Bir yığın sorunların yaşandığı dünyada, görüldüğü gibi çatışma çıkarmak çok da zor değil! Hele Sosyalist Blok yıkılınca Pandora’nın kutusu gibi mikro kimlikler ortalığa saçıldı. Elbette ulus devletlerin kimlik zorbalıkları da bir gerçek.

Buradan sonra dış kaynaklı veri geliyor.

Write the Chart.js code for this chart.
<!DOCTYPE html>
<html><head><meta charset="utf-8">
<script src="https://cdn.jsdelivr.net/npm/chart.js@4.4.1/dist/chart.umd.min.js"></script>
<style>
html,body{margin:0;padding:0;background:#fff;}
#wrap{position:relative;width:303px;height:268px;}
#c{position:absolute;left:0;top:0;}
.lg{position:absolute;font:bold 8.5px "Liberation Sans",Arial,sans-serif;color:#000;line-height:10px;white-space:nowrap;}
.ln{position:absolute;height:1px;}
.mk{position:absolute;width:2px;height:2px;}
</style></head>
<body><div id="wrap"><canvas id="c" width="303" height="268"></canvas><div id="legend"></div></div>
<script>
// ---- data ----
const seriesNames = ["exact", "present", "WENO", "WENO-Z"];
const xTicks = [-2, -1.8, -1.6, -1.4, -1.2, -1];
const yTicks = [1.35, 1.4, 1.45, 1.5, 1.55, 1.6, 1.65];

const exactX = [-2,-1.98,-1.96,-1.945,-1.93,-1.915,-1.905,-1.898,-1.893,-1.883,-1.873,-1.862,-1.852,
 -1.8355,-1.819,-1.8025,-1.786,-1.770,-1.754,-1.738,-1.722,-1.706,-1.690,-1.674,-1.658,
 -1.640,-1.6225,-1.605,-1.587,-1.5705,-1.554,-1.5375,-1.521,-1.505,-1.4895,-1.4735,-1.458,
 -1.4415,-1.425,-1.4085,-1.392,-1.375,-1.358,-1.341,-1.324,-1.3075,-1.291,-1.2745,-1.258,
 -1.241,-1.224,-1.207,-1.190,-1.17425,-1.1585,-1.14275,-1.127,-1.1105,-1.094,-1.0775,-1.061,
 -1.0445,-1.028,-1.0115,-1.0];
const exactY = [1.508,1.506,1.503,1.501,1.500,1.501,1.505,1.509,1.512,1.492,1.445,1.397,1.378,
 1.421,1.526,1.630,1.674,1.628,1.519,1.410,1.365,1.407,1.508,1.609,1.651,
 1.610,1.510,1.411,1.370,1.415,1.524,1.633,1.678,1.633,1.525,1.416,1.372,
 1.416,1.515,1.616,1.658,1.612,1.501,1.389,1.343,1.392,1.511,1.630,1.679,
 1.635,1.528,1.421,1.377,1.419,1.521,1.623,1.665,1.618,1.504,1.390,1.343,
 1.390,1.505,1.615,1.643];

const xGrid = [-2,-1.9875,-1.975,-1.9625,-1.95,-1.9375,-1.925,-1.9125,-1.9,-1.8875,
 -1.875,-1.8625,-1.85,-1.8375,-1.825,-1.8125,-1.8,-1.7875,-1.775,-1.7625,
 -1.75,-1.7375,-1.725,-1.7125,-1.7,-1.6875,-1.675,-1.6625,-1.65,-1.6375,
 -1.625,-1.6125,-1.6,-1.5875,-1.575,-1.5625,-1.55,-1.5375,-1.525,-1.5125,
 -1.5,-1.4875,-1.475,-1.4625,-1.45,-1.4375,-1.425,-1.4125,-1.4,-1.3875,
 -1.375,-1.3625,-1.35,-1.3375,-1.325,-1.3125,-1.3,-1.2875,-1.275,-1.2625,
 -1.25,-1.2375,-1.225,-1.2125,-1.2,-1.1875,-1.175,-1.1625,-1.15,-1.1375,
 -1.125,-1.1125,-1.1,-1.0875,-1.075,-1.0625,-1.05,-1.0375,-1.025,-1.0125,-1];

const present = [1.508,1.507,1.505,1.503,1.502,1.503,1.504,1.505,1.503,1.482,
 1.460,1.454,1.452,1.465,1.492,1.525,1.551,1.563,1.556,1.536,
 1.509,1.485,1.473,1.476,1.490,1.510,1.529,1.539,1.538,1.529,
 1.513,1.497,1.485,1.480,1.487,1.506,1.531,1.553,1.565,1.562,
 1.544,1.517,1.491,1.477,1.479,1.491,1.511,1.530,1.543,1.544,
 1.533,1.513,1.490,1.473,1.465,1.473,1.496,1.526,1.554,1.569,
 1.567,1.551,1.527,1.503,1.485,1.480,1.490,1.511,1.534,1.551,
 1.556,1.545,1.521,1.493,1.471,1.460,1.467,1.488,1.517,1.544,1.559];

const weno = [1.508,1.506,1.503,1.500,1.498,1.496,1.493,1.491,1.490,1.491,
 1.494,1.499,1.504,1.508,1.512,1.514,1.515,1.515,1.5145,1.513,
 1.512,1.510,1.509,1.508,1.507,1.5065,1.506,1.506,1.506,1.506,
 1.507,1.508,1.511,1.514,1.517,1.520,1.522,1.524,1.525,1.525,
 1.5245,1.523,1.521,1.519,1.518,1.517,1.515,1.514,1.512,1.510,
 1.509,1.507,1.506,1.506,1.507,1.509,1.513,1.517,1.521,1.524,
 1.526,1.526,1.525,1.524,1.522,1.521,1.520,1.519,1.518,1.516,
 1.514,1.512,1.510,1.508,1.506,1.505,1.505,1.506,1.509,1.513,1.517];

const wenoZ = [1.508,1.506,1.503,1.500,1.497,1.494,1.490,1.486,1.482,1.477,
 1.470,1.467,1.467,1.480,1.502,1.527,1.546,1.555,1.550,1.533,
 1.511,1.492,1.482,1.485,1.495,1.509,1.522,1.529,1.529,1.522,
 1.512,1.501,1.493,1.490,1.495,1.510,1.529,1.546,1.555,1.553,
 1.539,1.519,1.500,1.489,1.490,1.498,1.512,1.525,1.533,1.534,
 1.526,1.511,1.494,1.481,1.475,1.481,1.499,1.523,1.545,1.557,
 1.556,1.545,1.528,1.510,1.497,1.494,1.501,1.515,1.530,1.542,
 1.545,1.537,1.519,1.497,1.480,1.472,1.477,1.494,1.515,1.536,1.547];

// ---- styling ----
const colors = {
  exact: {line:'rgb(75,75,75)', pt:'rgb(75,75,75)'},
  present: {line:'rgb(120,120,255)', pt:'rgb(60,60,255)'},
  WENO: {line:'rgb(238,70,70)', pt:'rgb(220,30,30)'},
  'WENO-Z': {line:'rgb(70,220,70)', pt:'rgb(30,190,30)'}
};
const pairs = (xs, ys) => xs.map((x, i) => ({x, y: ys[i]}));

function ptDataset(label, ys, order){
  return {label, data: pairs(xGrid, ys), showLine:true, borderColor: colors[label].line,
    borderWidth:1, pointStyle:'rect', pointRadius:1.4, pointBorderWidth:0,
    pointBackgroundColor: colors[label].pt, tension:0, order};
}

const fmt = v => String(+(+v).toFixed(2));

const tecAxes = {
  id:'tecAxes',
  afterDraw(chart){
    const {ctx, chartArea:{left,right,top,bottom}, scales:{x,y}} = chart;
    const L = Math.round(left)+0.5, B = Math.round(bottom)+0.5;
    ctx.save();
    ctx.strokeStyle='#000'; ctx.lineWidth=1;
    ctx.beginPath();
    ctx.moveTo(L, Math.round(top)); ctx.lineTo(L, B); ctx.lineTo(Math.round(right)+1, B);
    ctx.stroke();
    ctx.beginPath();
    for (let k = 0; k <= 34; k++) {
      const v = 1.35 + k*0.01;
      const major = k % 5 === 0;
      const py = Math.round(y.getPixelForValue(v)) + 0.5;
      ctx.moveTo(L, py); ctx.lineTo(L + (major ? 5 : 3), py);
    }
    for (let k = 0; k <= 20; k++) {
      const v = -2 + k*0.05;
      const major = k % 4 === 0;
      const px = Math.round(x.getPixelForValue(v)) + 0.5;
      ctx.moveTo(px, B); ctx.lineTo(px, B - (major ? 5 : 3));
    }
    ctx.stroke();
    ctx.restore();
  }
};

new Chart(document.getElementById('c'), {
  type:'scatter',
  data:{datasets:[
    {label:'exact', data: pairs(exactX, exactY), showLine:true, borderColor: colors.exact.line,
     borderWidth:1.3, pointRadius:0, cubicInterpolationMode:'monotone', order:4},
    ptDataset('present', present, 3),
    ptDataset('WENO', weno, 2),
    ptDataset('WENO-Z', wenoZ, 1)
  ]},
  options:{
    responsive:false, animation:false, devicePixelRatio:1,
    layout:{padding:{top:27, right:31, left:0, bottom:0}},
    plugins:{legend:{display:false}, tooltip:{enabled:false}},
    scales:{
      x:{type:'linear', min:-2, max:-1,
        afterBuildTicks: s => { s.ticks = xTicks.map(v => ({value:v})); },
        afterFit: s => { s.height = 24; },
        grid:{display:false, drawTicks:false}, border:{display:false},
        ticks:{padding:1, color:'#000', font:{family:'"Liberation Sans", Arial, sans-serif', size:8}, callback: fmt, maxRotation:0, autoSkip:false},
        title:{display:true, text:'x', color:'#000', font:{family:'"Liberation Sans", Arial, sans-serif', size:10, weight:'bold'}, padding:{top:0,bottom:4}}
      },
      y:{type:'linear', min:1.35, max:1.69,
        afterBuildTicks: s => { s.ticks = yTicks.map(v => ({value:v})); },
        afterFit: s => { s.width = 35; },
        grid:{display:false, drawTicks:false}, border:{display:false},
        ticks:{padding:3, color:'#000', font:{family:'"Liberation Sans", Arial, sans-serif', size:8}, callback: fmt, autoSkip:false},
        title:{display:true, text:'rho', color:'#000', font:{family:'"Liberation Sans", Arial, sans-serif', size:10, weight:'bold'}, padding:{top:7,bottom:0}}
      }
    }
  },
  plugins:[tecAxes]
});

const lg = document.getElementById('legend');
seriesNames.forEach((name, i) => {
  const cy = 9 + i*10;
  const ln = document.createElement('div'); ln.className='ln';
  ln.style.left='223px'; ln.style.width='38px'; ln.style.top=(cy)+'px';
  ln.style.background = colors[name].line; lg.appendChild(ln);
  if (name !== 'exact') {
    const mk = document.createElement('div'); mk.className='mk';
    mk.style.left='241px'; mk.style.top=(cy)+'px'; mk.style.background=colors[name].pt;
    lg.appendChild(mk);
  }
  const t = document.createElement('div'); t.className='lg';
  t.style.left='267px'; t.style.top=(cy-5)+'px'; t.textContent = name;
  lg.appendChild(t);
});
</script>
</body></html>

Dünya kapitalizmi bir yandan 90’larda Uzakdoğu’da yaşanan derin krizin batıya etkisini azaltmak bir yandan da daha büyük karlar elde etmek için kitlelerin alım gücünü, kitleleri borçlandırma yoluna giderek artırdı. 2 binlerin başından itibaren bankaların aracılığıyla kredi muslukları daha fazla açıldı, kredi kartları dolaşımının hem adedi hem de kullanılabilir limitleri artırıldı. Para, tüketicilerin borçlanması yoluyla pazarı hareketlendirdi. Böylesi bir borçlanma, alım gücündeki suni bir yükselişti ve günü kurtarmaya yaradı. Tabi ki, şişme borçlandırmaların büyük bölümü geri dönmeyince önce Amerika’da, sonra da AB’de kriz oldu. Özellikle emlak piyasası kendi içerisinde öylesine bir şişme yaşadı ki, reel değerin onlarca kat büyüklüğüne ulaştı. Brezilya, Arjantin, Türkiye gibi yerleri saymıyorum bile!

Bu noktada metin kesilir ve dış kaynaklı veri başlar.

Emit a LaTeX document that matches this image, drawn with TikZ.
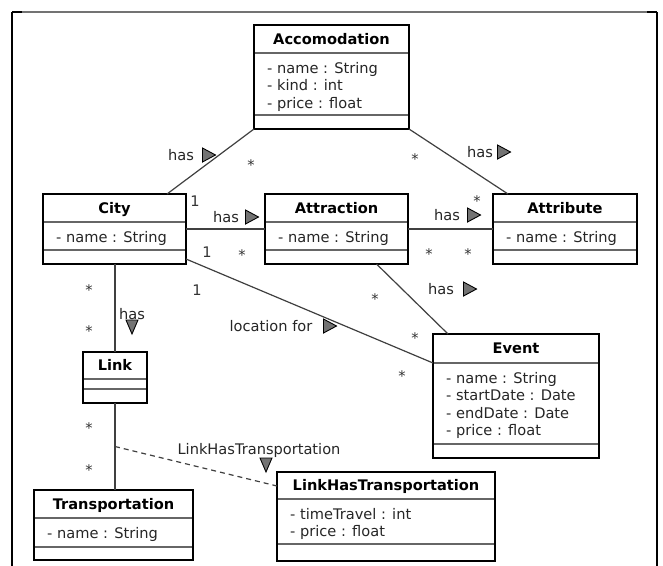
\documentclass[tikz,border=0pt]{standalone}
\usepackage{fontspec}
\setmainfont{DejaVu Sans}
\newcommand{\umlcls}[8]{%
  \draw[sepline] (#2,#6) -- (#4,#6);
  \draw[sepline] (#2,#7) -- (#4,#7);
  \node[clsbox, minimum width={#4-#2}, minimum height={#5-#3}] (#1) at ({(#2+#4)/2},{(#3+#5)/2}) {};
  \node[clstitle, anchor=base] (#1-t) at ({(#2+#4)/2},{(#3+#6)/2+5.3}) {#8};
}
\newcommand{\umlattrs}[4]{%
  \foreach \attrline [count=\k] in {#4} {\node[clsattr, anchor=base west] (#1-a\k) at ({#2+13},{#3+20+(\k-1)*17.6}) {\attrline};}
}
\newcommand{\trir}[2]{\filldraw[tri] ({#1-6.5},{#2-7}) -- ({#1+6.5},{#2}) -- ({#1-6.5},{#2+7}) -- cycle;}
\newcommand{\trid}[2]{\filldraw[tri] ({#1-6},{#2-7}) -- ({#1+6},{#2-7}) -- ({#1},{#2+7}) -- cycle;}
\begin{document}
\begin{tikzpicture}[x=1pt,y=-1pt,
  clsbox/.style={draw=black, line width=2.4pt, inner sep=0pt, outer sep=0pt},
  sepline/.style={draw=black!60, line width=1.3pt},
  clstitle/.style={font=\fontsize{14.6}{17.6}\selectfont\bfseries, inner sep=0pt},
  clsattr/.style={font=\fontsize{14.6}{17.6}\selectfont, text=black!85, inner sep=0pt},
  lbl/.style={font=\fontsize{14.6}{17.6}\selectfont, text=black!85, inner sep=0pt, anchor=base},
  mult/.style={font=\fontsize{14.6}{17.6}\selectfont, text=black!80, inner sep=0pt, anchor=base},
  conn/.style={draw=black!75, line width=1.2pt},
  tri/.style={fill=black!55, draw=black, line width=0.9pt, line join=miter},
  frameline/.style={draw=black, line width=2pt}]
\useasboundingbox (0,0) rectangle (663,565);
\fill[white] (0,0) rectangle (663,565);
% frame
\draw[draw=black!55, line width=1.2pt] (12,12) -- (657,12);
\draw[frameline] (12,12) -- (12,570);
\draw[frameline] (657,12) -- (657,570);
\draw[draw=black, line width=1.6pt] (12,12) -- (22,12);
\draw[draw=black, line width=1.6pt] (647,12) -- (657,12);
% classes
\umlcls{acc}{254}{25}{409}{129}{53}{115}{Accomodation}
\umlattrs{acc}{254}{53}{- name : String, - kind : int, - price : float}
\umlcls{city}{43}{194}{186}{264}{222}{250}{City}
\umlattrs{city}{43}{222}{- name : String}
\umlcls{attr}{265}{194}{408}{264}{222}{250}{Attraction}
\umlattrs{attr}{265}{222}{- name : String}
\umlcls{attb}{493}{194}{637}{264}{222}{250}{Attribute}
\umlattrs{attb}{493}{222}{- name : String}
\umlcls{event}{433}{334}{599}{458}{363}{444}{Event}
\umlattrs{event}{433}{363}{- name : String, - startDate : Date, - endDate : Date, - price : float}
\umlcls{link}{83}{352}{147}{403}{379}{389}{Link}
\umlcls{trans}{34}{490}{193}{560}{518}{547}{Transportation}
\umlattrs{trans}{34}{518}{- name : String}
\umlcls{lht}{277}{472}{495}{561}{499}{544}{LinkHasTransportation}
\umlattrs{lht}{277}{499}{- timeTravel : int, - price : float}
% connectors
\draw[conn] (acc.south west) -- ([xshift=-19pt]city.north east);
\draw[conn] (acc.south east) -- ([xshift=15pt]attb.north west);
\draw[conn] (city.east) -- (attr.west);
\draw[conn] (attr.east) -- (attb.west);
\draw[conn] ([xshift=40pt]attr.south) -- ([xshift=15pt]event.north west);
\draw[conn] ([yshift=5pt]city.south east) -- ([yshift=-29pt]event.north west);
\draw[conn] (link.north |- city.south) -- (link.north);
\draw[conn] (link.south) -- coordinate[pos=0.5] (lmid) (link.south |- trans.north);
\draw[conn, dash pattern=on 5pt off 4pt] (lmid) -- ([yshift=-14pt]lht.north west);
% association labels
\node[lbl] (h1) at (181,160) {has}; \trir{209}{155}
\node[lbl] (h2) at (480,157) {has}; \trir{504}{152}
\node[lbl] (h3) at (226,222) {has}; \trir{252}{217}
\node[lbl] (h4) at (447,220) {has}; \trir{474}{215}
\node[lbl] (h5) at (441,294) {has}; \trir{470}{289}
\node[lbl] (h6) at (271,331) {location for}; \trir{330}{326}
\node[lbl] (h7) at (132,319) {has}; \trid{132}{327}
\node[lbl] (h8) at (259,454) {LinkHasTransportation}; \trid{266}{465}
% multiplicities
\node[mult] (m1) at (251,170.5) {*};
\node[mult] (m2) at (195,206.3) {1};
\node[mult] (m3) at (415,164.5) {*};
\node[mult] (m4) at (477,206.5) {*};
\node[mult] (m5) at (207,257.3) {1};
\node[mult] (m6) at (242,260.5) {*};
\node[mult] (m7) at (429,259.5) {*};
\node[mult] (m8) at (468,259.5) {*};
\node[mult] (m9) at (197,295.3) {1};
\node[mult] (m10) at (375,304.5) {*};
\node[mult] (m11) at (415,343.5) {*};
\node[mult] (m12) at (402,381.5) {*};
\node[mult] (m13) at (89,295.5) {*};
\node[mult] (m14) at (89,336.5) {*};
\node[mult] (m15) at (89,433.5) {*};
\node[mult] (m16) at (89,475.5) {*};
\end{tikzpicture}
\end{document}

Kapitalizm bu yöntemin yol açtığı bunalımını hala aşamadı.
Silah sanayi, kapitalizmin hem maksimum karlılığının hem de bunalımlarının aşılmasının başlıca yolu olmaya devam ediyor!
Suriye özelinde dünyaya bir de bu açıdan bakmak gerekiyor! Dünyadaki yerel savaşların çıkmasında ve özellikle İslamcı terör örgütlerine alan açılmasında işte kapitalizmin bu azami kar ve egemenlik hırsı yatmakta. Allah-u Ekber haykırışıyla insan boğazlamak, buzdağının görünen kısmı! (HŞ/AS)
* NOT: “Ülkelerin silahlanma harcamaları” hakkında Google’da epeyi bilgi var. Ayrıca bianet’de de konuyla ilgili yazılara bakılabilir.